Lennox Island First Nation
- People: Mi'kmaq
- Headquarters: 2 Eagle Feather Trail, Lennox Island, PE C0B 1J0

Land
- Main reserve: Lennox Island 1
- Reserves: Lennox Island 5; Lennox Island 6;
- Land area: 5.4 km^{2} (2.1 sq mi)

Population (March 2025)
- On reserve: 415
- On other land: 8
- Off reserve: 685
- Total population: 1,108

Government
- Chief: Tabatha Bernard (2025–present)
- Council size: 4
- Council: Charlene Campbell; Madlene Sark; Julie Pellissier–Lush;

Tribal Council
- Epekwitk Assembly of Councils, Inc.

Website
- lennoxisland.com

= Lennox Island First Nation =

Lennox Island is a Mi'kmaq First Nations band government in the Canadian province of Prince Edward Island. Its only currently inhabited reserve is Lennox Island 1, on Lennox Island, purchased by the Aborigines' Protection Society on behalf of the Mi'kmaq of Prince Edward Island in 1870 or 1878. The band has two other reserves, Lennox Island 5, located in East Bideford, and Lennox Island 6, located in Fernwood, both acquired in the 2000s.

==History==

The band government was originally known as "L'nui Minegoo" or the Indian/People's Island, and later known as the Lennox Island Reserve or the Lennox Island Band. It was named after Charles Lennox, Duke of Richmond, by Samuel Holland; surveyor. Original permanent inhabitants included Chief Francis Francis who resided there after the Mi'kmaq were displaced from Cortin Island. The Saint Ann Mission was later established on the island.

In 1880, the Department of Indian Affairs reported that new houses and barns had been built on the island, and that a Superintendent and school teacher was instructing the community in agriculture.

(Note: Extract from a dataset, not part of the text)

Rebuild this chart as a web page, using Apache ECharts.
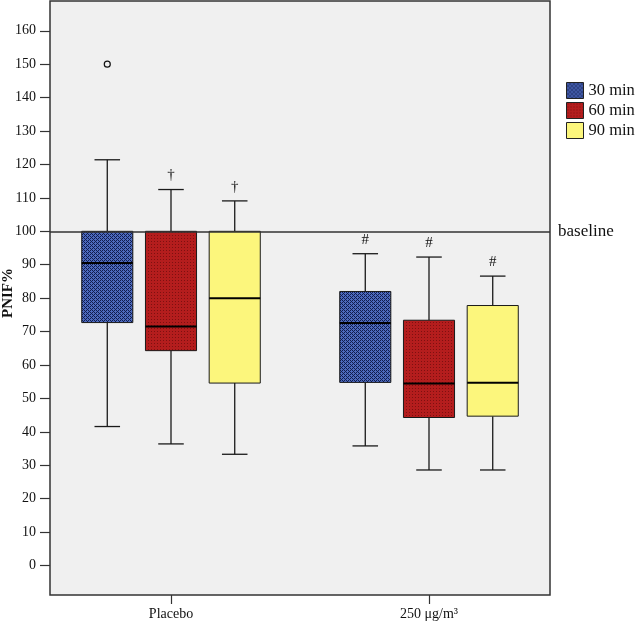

During the early 1890s, "Acting Chief" Joseph Francis, elected by a simple band majority, refused to resign when the son of the deceased "Chief" came to "the necessary age." James Yeo, a Liberal representative for Prince Edward Island in the House of Commons of Canada and a Lennox Island Land Commissioner, arranged for a justice of the peace to have Francis sworn in as "Chief of Prince Edward Island Micmac Indians," a lifetime appointment. John Thomas Sark, the son of the deceased "Chief," organized his own faction to challenge Yeo and Francis. The Dominion Department of Indian Affairs sought to integrate Lennox Island into a Canadian survey for mandated band electoral systems, culminating in an 1897 general election. During the 1890s campaigns, Sark likewise contended that any elections for "Chief" should be for "royal" lifetime tenure, thereby circumventing the proposed, and then mandated, triennial parameters. Since Prince Edward Island joined the Canadian Confederation in 1873, the Mi'kmaq band had been under the jurisdiction of the Dominion Department and the 1867 Indian Act of Canada. After 1873, the House of Assembly neither routinely deliberated, nor passed legislation for, Mi'kmaq peoples in the province. The role of Prince Edward Island "amalgamation" debates and hyperdescent ideas on "universal" suffrage in this accelerated moment for Maritime Mi'kmaq band "modernities," both on and off the reserve, nevertheless remains a subject of scholarly inquiry.

In 1972, for political and geographic reasons, a vote was held which decided to split reserves Morell 2, Rocky Point 3, and Scotchfort 4 from Lennox Island First Nation and form a new band government, Abegweit First Nation.

In 1973, a bridge was built connecting Lennox Island to the rest of Prince Edward Island.